“Men’s
only hope lies in a revolutionary becoming: the only way of casting off
their shame or responding to what is intolerable.”
--Gilles Deleuze, Negotiations
In the summer of 2010, my wife and I took a trip to Tunisia. I knew very
little about Tunisia at the time, as was true, I suspect, for many
Americans. Now, I would guess that if not most, at least many more
Americans are familiar with Tunisia, especially as the birthplace of the
Arab Spring.
Our tour flew into Tunis and then described a big loop passing through
Roman ruins at Dougga, Kairouan, Roman ruins at Sbeitla, the salt pan of
Chott el Jerid, the Berber village of Matmata, the dunes of the
Sahara, the Roman amphitheater of El Jem, the popular tourist area of
Sousse, and Carthaginian ruins in Carthage, eventually returning to
Tunis. While there was much of interest, I have to say the highlight for
me was the area around Chott el Jerid and Matmata, where some scenes
set on Tatooine were filmed for Star Wars.
Our tour guide made much of how Tunisia was a secular democracy without
any of the aspects of radical Islam so disturbing to the West. The
impression we received was of a progressive and stable country, and very
little we saw challenged that. Indeed, in Sousse, where European
tourists were numerous, I purchased a nifty Crusaders-vs.-Muslims
chessboard at an upscale shopping center staffed mainly by young women
who apparently felt no need to even wear a scarf to cover their hair.

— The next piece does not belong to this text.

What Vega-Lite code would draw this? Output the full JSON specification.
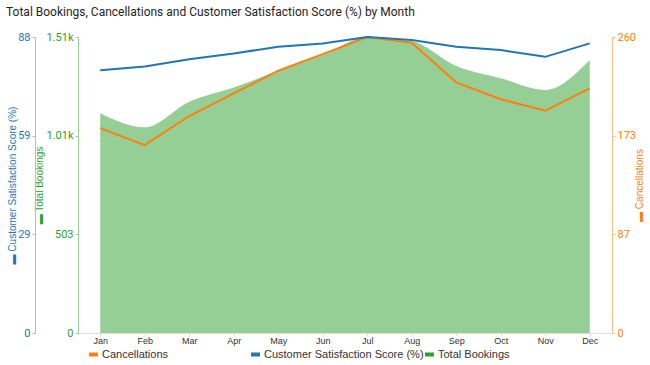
{
  "$schema": "https://vega.github.io/schema/vega-lite/v6.json",
  "width": 534,
  "height": 296,
  "autosize": "none",
  "padding": {"left": 78, "top": 37, "right": 38, "bottom": 32},
  "background": "white",
  "title": {
    "text": "Total Bookings, Cancellations and Customer Satisfaction Score (%) by Month",
    "anchor": "start",
    "frame": "group",
    "dx": -72,
    "offset": 12,
    "fontSize": 12,
    "fontWeight": "normal",
    "font": "Roboto",
    "color": "#252423"
  },
  "config": {
    "view": {"stroke": null},
    "axis": {"grid": false, "labelFont": "Liberation Sans", "titleFont": "Liberation Sans", "titleFontWeight": "normal"},
    "legend": {
      "title": null,
      "orient": "none",
      "direction": "horizontal",
      "labelFont": "Liberation Sans",
      "labelFontSize": 11,
      "labelLimit": 200,
      "labelColor": "#333333",
      "symbolType": "M-1,-0.45H1V0.45H-1Z",
      "symbolSize": 80,
      "symbolOpacity": 1,
      "symbolStrokeWidth": 0,
      "labelOffset": 3
    }
  },
  "data": {
    "values": [
      {"Month": "Jan", "Bookings": 1121, "Cancellations": 180, "Satisfaction": 78.1},
      {"Month": "Feb", "Bookings": 1049, "Cancellations": 165, "Satisfaction": 79.2},
      {"Month": "Mar", "Bookings": 1180, "Cancellations": 190.6, "Satisfaction": 81.4},
      {"Month": "Apr", "Bookings": 1253, "Cancellations": 210.5, "Satisfaction": 83.1},
      {"Month": "May", "Bookings": 1338, "Cancellations": 230.4, "Satisfaction": 85.1},
      {"Month": "Jun", "Bookings": 1418, "Cancellations": 245, "Satisfaction": 86.1},
      {"Month": "Jul", "Bookings": 1510, "Cancellations": 260, "Satisfaction": 88},
      {"Month": "Aug", "Bookings": 1490, "Cancellations": 255, "Satisfaction": 87.1},
      {"Month": "Sep", "Bookings": 1362, "Cancellations": 220.2, "Satisfaction": 85.1},
      {"Month": "Oct", "Bookings": 1299, "Cancellations": 205.3, "Satisfaction": 84.1},
      {"Month": "Nov", "Bookings": 1240, "Cancellations": 195.3, "Satisfaction": 82.1},
      {"Month": "Dec", "Bookings": 1393, "Cancellations": 214.9, "Satisfaction": 86.1}
    ]
  },
  "encoding": {
    "x": {
      "field": "Month",
      "type": "ordinal",
      "sort": null,
      "scale": {"type": "point", "padding": 0.5},
      "axis": {
        "title": null,
        "labelAngle": 0,
        "labelFontSize": 9,
        "labelColor": "#333333",
        "domainColor": "#dddddd",
        "tickColor": "#dddddd",
        "tickSize": 3,
        "labelPadding": 0
      }
    }
  },
  "layer": [
    {
      "mark": {"type": "area", "interpolate": "monotone", "opacity": 0.5},
      "encoding": {
        "y": {
          "field": "Bookings",
          "type": "quantitative",
          "scale": {"domain": [0, 1510], "nice": false, "zero": true},
          "axis": {
            "orient": "left",
            "offset": 0,
            "values": [0, 503.33, 1006.67, 1510],
            "labelExpr": "datum.value >= 1000 ? format(datum.value / 1000, '.2f') + 'k' : format(datum.value, '.0f')",
            "title": "▬ Total Bookings",
            "titleColor": "#2CA02C",
            "titleFontSize": 10,
            "titlePadding": 1,
            "labelColor": "#2CA02C",
            "labelFontSize": 11,
            "labelFont": "Roboto",
            "domainColor": "#98D498",
            "tickColor": "#98D498",
            "tickSize": 3,
            "labelPadding": 2
          }
        },
        "fill": {
          "datum": "Total Bookings",
          "type": "nominal",
          "scale": {"domain": ["Total Bookings"], "range": ["#2CA02C"]},
          "legend": {
            "legendX": 346,
            "legendY": 312,
            "encode": {"symbols": {"update": {"fill": {"value": "#2CA02C"}, "opacity": {"value": 1}, "strokeWidth": {"value": 0}}}}
          }
        }
      }
    },
    {
      "mark": {"type": "line", "strokeWidth": 2},
      "encoding": {
        "y": {
          "field": "Cancellations",
          "type": "quantitative",
          "scale": {"domain": [0, 260], "nice": false},
          "axis": {
            "orient": "right",
            "values": [0, 86.67, 173.33, 260],
            "format": ".0f",
            "title": "▬ Cancellations",
            "titleAngle": 270,
            "titleColor": "#FF7F0E",
            "titleFontSize": 10,
            "titlePadding": 9,
            "labelColor": "#FF7F0E",
            "labelFontSize": 11,
            "labelFont": "Roboto",
            "domainColor": "#FFC08A",
            "tickColor": "#FFC08A",
            "tickSize": 3,
            "labelPadding": 2
          }
        },
        "stroke": {
          "datum": "Cancellations",
          "type": "nominal",
          "scale": {"domain": ["Cancellations"], "range": ["#FF7F0E"]},
          "legend": {
            "legendX": 10,
            "legendY": 312,
            "encode": {"symbols": {"update": {"fill": {"value": "#FF7F0E"}, "opacity": {"value": 1}, "strokeWidth": {"value": 0}}}}
          }
        }
      }
    },
    {
      "mark": {"type": "line", "strokeWidth": 2},
      "encoding": {
        "y": {
          "field": "Satisfaction",
          "type": "quantitative",
          "scale": {"domain": [0, 88], "nice": false},
          "axis": {
            "orient": "left",
            "offset": 43,
            "values": [0, 29.33, 58.67, 88],
            "format": ".0f",
            "title": "▬ Customer Satisfaction Score (%)",
            "titleColor": "#1F77B4",
            "titleFontSize": 10,
            "titlePadding": 0,
            "labelColor": "#1F77B4",
            "labelFontSize": 11,
            "labelFont": "Roboto",
            "domainColor": "#9DC3E6",
            "tickColor": "#9DC3E6",
            "tickSize": 3,
            "labelPadding": 2
          }
        },
        "color": {
          "datum": "Customer Satisfaction Score (%)",
          "type": "nominal",
          "scale": {"domain": ["Customer Satisfaction Score (%)"], "range": ["#1F77B4"]},
          "legend": {
            "legendX": 172,
            "legendY": 312,
            "encode": {"symbols": {"update": {"fill": {"value": "#1F77B4"}, "opacity": {"value": 1}, "strokeWidth": {"value": 0}}}}
          }
        }
      }
    }
  ],
  "resolve": {"scale": {"y": "independent"}}
}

Looking back, however, I can see signs of the political and economic
dysfunction that would soon inspire the Jasmine Revolution. Pictures of
President Zine El Abidine Ben Ali, who had kept a tight hold on power
since 1987, could be seen hanging in places of business and one of the
reasons we went to Tunisia in the first place was that the poor economy
made it one of the cheapest tours available for seeing ancient ruins .
Six months later, in the town of Sidi Bouzid, a 26-year-old vegetable
vendor by the name of Mohamed Bouazizi walked to a police station and
immolated himself after incidents in which the police had confiscated
his goods and insulted him. This set off protests. The Tunisian people had had enough and
revolted--no longer would they allow the few with political, economic and
brute power to grind them into the dust. Events escalated and Ben Ali
eventually resigned. The country recently held an election in which
about 60% of eligible voters participated, electing representatives from
a handful of parties to a constitutional assembly. The party to win the
most seats is the Islamist party Nahda, but at the moment, the party
shows no signs of departing from democracy for theocracy.
Meanwhile, the revolution has bloomed, with regimes in Egypt and Libya
falling and others in Syria, Yemen and Bahrain under pressure. No one
saw the Arab Spring coming and it is changing an entire region of the
world on a scale so large that in future years we are likely to remember
it as an era-defining event like the fall of the Berlin Wall. It is too
soon, however, to say whether any of these countries will go on to become liberal
democracies or, after the manner of the 1979 Iranian Revolution, lapse
into regimes no better than what they have replaced. This reminds me of
something I read a couple months back in Slavoj Zizek’s In Defense of Lost Causes:
“Recall how Arendt describes, in Badiouian terms, the suspension of
temporality as the defining ontological characteristic of ontic
political action: acting, as man’s capacity to begin something new, “out
of nothing,” not reducible to a calculated strategic reaction to a
given situation, takes place in the non-temporal gap between past and
future, in the hiatus between the end of the old order and the beginning
of the new which in history is precisely the moment of revolution.”
While one might say that the events shaking the Middle East are the
result of the past--long years of repressive regimes who humiliated their
peoples--and that the Middle East is racing toward a new future born of
that past, we might also say, after Zizek’s summary of Hannah Arendt
above, that they are in a timeless moment that refuses the past but has
yet to embrace a future. They are at a tipping point, only no one can
say which direction they will fall.
I like to think that Occupy Wall Street is a part of the movement
sweeping the Arab world. Like the brave people who gathered in Tahrir
Square to demand that then Egyptian president Hosni Mubarak step down or
the Libyan dentist I saw on the news who had turned into a
machinegun-toting rebel and was trading fire with Muammar Gaddafi’s
thugs, the 99% in America have had enough of working too hard for too
little while the 1% has gone from rich to super-rich and contemplates
what comes next. While anything deserving the description “revolution”
appears to be a ways off yet, and may never come, I hope Occupy Wall
Street will continue and that its methods will remain peaceful but increasingly
effective.
A
greater worldwide movement against oligarchy would require a different
name than “Arab Spring,” but its courageous origins needn’t be
abandoned. The Tunisians called their revolution Thawrat al-Karāmah in Arabic. This is a name that could be used by the downtrodden anywhere because it means Dignity Revolution.